Higher Ed Report from LAO

Pop goes the LAO
The LAO has issued a report on state higher ed funding in the governor's proposed budget.  Much of the report deals with CSU and community colleges.  The components on UC, as in the past, express the LAO’s dislike for the governor’s habit of adding a lump sum to the UC budget without regard to some measure of performance (such as enrollment).  Instead of the governor’s $140 for next year (conditioned on a tuition freeze), LAO prefers an inflation adjustment which it puts at 2.2% and says equates to $126 million. [p. 4] (LAO’s base to which the 2.2% is applied seems to be tuition plus state funding and omits some other state funding.)  LAO suggests a freeze on both the current in-state and out-of-state enrollment for UC. [p. 3]  Indeed, it asserts at one point that UC is currently admitting more than the old Master Plan target of the top eighth.  It suggests that the legislature set tuition as a share of costs (presumably as an alternative to a tuition deal with the governor). [p. 4] LAO suggests that faculty are overpaid relative to other public research universities (not the comparison-8 universities which are half private) [p. 50] and that UC costs/student are higher than such public universities. [p. 49]  It suggests the legislature might set the division between teaching and research since costs would go down if teaching loads went up. [p. 4] In reviewing UC’s pension, the report notes that recent changes regarding state pensions (but not UC’s earlier changes) cap pension payments at $117,000. [p. 51]

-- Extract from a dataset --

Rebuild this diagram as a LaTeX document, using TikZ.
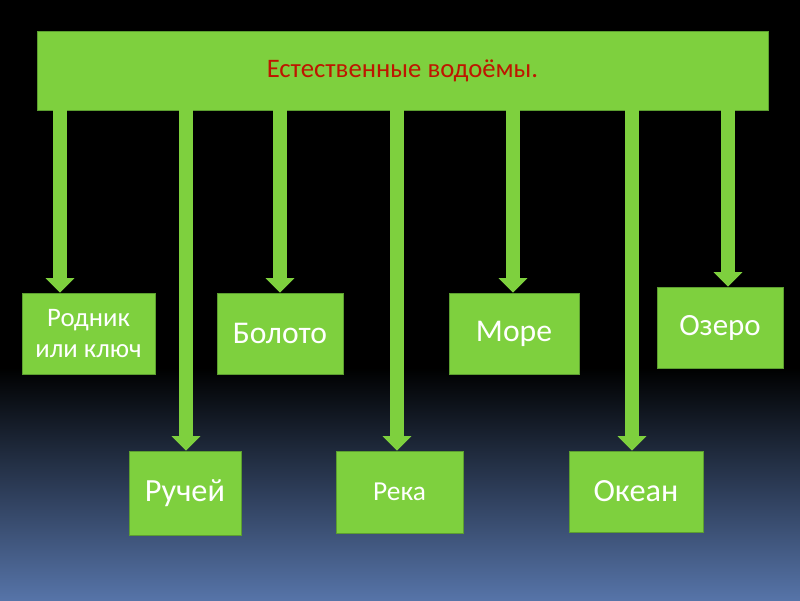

LAO report at http://lao.ca.gov/reports/2015/budget/higher-education/hed-budget-analysis-022715.pdf

All of these matters are phrased in terms of things that might be considered or inferred. You can view the wording as intended to be just some interesting observations and ideas that are among many alternatives, mere possibilities. Or you can regard the wording as weasel language that hides what would amount to a major, major change in the standing of UC, its governance, and its longstanding role in the state.